Start of RECORDS FOR PROCESSING

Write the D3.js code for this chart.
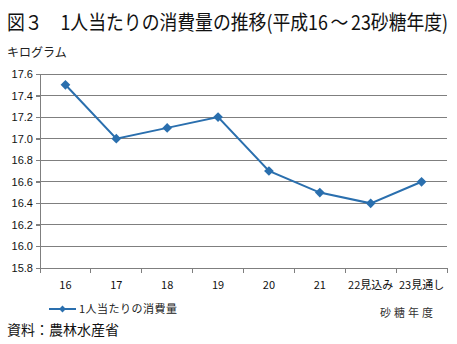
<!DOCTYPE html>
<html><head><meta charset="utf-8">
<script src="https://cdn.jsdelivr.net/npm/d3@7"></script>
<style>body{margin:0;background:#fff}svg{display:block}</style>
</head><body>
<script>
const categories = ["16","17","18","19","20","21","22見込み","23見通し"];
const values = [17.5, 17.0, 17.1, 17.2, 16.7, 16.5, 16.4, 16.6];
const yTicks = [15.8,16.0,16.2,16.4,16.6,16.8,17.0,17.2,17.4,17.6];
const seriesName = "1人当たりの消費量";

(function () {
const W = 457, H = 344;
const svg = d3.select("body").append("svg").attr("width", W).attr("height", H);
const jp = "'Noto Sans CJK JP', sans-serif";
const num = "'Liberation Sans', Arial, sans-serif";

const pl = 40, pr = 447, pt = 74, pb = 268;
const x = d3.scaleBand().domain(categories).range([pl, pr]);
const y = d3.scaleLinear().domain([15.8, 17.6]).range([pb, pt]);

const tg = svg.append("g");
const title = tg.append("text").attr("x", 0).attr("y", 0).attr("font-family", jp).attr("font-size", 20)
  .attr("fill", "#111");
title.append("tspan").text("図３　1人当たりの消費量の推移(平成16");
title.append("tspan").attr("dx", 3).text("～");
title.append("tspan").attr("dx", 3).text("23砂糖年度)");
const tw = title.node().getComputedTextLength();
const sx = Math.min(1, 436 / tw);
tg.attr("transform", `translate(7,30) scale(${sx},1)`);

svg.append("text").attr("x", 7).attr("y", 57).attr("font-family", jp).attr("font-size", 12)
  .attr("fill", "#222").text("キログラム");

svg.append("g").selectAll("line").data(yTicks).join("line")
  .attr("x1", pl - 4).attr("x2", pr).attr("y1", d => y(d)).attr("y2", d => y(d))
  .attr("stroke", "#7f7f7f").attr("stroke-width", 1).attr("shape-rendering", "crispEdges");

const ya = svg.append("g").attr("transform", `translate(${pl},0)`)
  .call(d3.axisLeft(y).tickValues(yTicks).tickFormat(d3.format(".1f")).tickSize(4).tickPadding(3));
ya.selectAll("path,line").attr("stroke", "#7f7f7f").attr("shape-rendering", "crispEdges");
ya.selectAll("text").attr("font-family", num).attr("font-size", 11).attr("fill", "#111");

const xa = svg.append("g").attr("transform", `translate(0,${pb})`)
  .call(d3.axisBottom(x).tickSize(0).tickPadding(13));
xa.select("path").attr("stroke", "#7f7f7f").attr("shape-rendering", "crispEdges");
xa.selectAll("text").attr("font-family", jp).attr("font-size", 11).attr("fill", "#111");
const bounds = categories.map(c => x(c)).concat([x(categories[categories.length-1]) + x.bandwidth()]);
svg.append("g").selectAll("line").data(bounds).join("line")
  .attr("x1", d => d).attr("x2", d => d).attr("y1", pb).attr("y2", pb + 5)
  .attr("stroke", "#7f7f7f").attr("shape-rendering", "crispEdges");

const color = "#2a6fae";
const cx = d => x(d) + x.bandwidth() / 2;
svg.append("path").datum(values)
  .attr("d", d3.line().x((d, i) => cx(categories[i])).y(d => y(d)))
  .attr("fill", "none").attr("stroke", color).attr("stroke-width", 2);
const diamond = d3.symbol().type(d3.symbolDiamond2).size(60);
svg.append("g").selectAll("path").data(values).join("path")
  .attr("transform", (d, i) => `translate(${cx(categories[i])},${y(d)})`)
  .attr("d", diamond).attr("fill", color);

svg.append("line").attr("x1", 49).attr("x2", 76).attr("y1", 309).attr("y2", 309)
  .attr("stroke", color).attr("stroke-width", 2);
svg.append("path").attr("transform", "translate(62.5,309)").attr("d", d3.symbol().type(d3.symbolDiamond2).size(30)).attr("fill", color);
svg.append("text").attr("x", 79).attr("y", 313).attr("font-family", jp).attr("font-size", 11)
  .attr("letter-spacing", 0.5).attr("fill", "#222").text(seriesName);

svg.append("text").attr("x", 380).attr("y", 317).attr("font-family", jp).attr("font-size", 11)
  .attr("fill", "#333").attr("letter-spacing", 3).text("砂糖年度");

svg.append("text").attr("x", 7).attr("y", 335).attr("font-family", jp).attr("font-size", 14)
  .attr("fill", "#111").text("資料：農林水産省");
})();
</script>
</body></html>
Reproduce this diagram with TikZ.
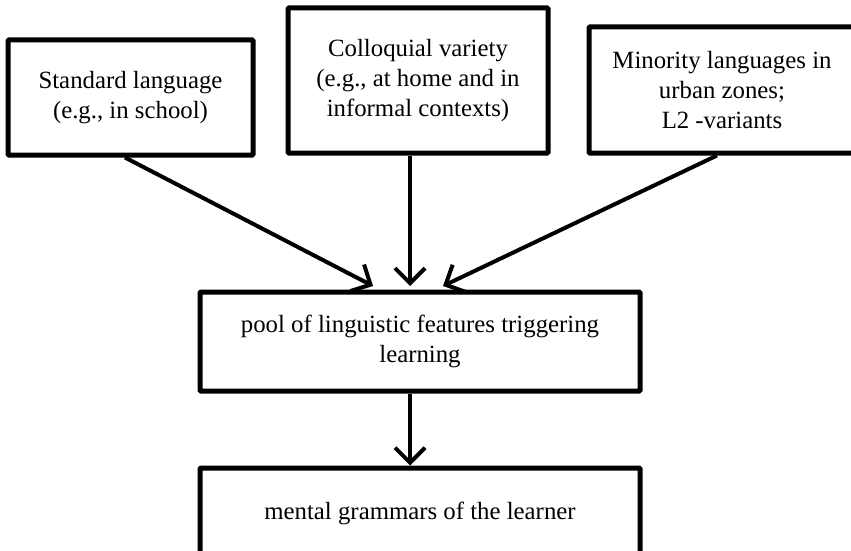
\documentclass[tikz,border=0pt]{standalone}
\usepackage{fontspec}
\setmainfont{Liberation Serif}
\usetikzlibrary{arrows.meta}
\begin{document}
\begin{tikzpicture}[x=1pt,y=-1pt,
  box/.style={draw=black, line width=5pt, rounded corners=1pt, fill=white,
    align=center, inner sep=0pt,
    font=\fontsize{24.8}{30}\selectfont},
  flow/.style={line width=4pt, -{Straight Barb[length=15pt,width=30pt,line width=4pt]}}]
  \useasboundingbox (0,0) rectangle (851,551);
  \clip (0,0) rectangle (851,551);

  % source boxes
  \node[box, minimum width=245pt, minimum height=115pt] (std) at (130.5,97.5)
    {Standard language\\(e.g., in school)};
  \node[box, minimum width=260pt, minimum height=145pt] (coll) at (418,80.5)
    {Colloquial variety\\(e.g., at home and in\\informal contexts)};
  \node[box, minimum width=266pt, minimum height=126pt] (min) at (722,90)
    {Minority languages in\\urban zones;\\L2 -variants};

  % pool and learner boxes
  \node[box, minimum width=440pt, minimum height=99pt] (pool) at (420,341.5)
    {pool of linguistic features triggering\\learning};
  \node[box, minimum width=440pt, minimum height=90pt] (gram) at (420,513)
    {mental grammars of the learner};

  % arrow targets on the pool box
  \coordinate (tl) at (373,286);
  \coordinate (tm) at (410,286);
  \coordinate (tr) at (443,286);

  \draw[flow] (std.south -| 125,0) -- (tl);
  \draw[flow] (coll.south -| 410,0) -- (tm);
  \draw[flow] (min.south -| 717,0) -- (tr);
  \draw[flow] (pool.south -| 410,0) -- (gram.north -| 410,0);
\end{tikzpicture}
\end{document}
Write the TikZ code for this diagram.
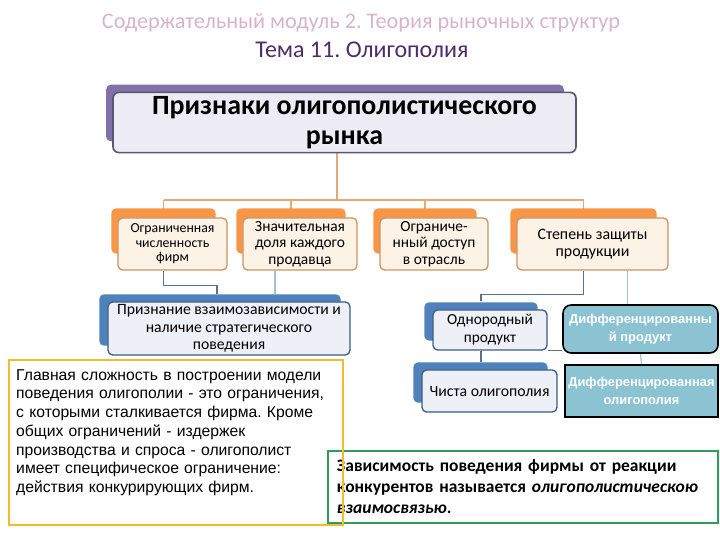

End of RECORDS FOR PROCESSING

**JOB:**
Retype, word for word, only the lines from the line with "Reproduce this diagram with TikZ." to the final line of the listing above; the pictures do not belong in the copy.

**RESPONSE TO THE TASK:**
Reproduce this diagram with TikZ.
\documentclass[tikz,border=0pt]{standalone}
\usepackage{fontspec}
\setmainfont{Liberation Serif}
\usetikzlibrary{arrows.meta}
\begin{document}
\begin{tikzpicture}[x=1pt,y=-1pt,
  box/.style={draw=black, line width=5pt, rounded corners=1pt, fill=white,
    align=center, inner sep=0pt,
    font=\fontsize{24.8}{30}\selectfont},
  flow/.style={line width=4pt, -{Straight Barb[length=15pt,width=30pt,line width=4pt]}}]
  \useasboundingbox (0,0) rectangle (851,551);
  \clip (0,0) rectangle (851,551);

  % source boxes
  \node[box, minimum width=245pt, minimum height=115pt] (std) at (130.5,97.5)
    {Standard language\\(e.g., in school)};
  \node[box, minimum width=260pt, minimum height=145pt] (coll) at (418,80.5)
    {Colloquial variety\\(e.g., at home and in\\informal contexts)};
  \node[box, minimum width=266pt, minimum height=126pt] (min) at (722,90)
    {Minority languages in\\urban zones;\\L2 -variants};

  % pool and learner boxes
  \node[box, minimum width=440pt, minimum height=99pt] (pool) at (420,341.5)
    {pool of linguistic features triggering\\learning};
  \node[box, minimum width=440pt, minimum height=90pt] (gram) at (420,513)
    {mental grammars of the learner};

  % arrow targets on the pool box
  \coordinate (tl) at (373,286);
  \coordinate (tm) at (410,286);
  \coordinate (tr) at (443,286);

  \draw[flow] (std.south -| 125,0) -- (tl);
  \draw[flow] (coll.south -| 410,0) -- (tm);
  \draw[flow] (min.south -| 717,0) -- (tr);
  \draw[flow] (pool.south -| 410,0) -- (gram.north -| 410,0);
\end{tikzpicture}
\end{document}
Write the TikZ code for this diagram.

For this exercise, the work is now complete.